I'm not using D anymore, at least not for new production projects, exactly for that reason. I don't feel confident any more on the future of the language exactly for that reason.

/Paolo

June 07, 2016
On 6/7/2016 12:07 AM, Brad Roberts via Digitalmars-d wrote:
> Yes, D is safer than C++, but we were talking
> about @safe as a specific, advertised, but low-priority and largely unrealized
> feature, not the general safety of the language. @safe is intended to be a big
> leap forward, but falls flat outside toys.

I looked over the issues marked 'safe' in bugzilla, and do not understand the complaint that it falls flat and is largely unrealized. There are holes in it, sure, but they do not take away from what is covered, which is quite a bit.

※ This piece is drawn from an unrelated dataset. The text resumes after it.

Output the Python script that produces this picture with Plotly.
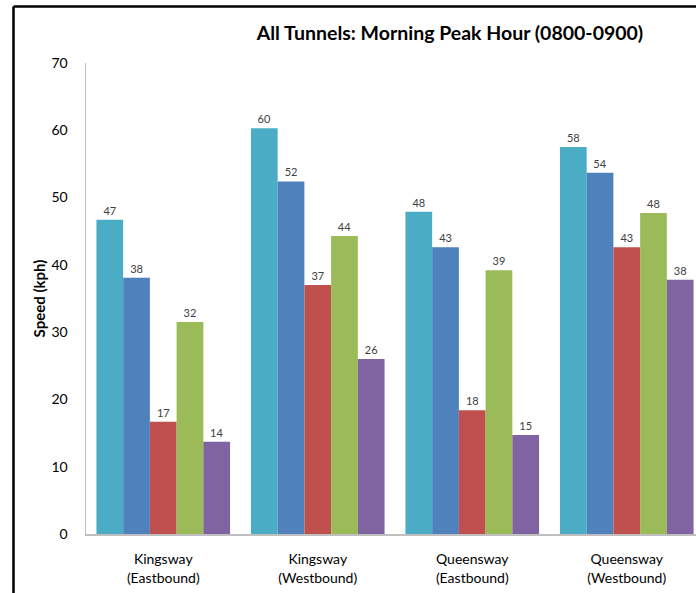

> This minimization and deflection of real user feedback is rather disappointing
> and somewhat insulting.  Instead, I'd prefer to see acceptance that it's an
> actual issue and not hand waved away as not really a problem of current, real,
> users.

I cannot do anything with handwaving statements, whether I accept them and hang my head in shame or not. Although I may have missed some, or some may not be tagged properly, I found only one bugzilla issue from you tagged 'safe':

https://issues.dlang.org/show_bug.cgi?id=13607

Here is the complete list of issues tagged with 'safe':

https://issues.dlang.org/buglist.cgi?bug_status=NEW&bug_status=ASSIGNED&bug_status=REOPENED&keywords=safe&keywords_type=allwords&list_id=208819&query_format=advanced

Writing up specifically what problems you're having would be most appreciated.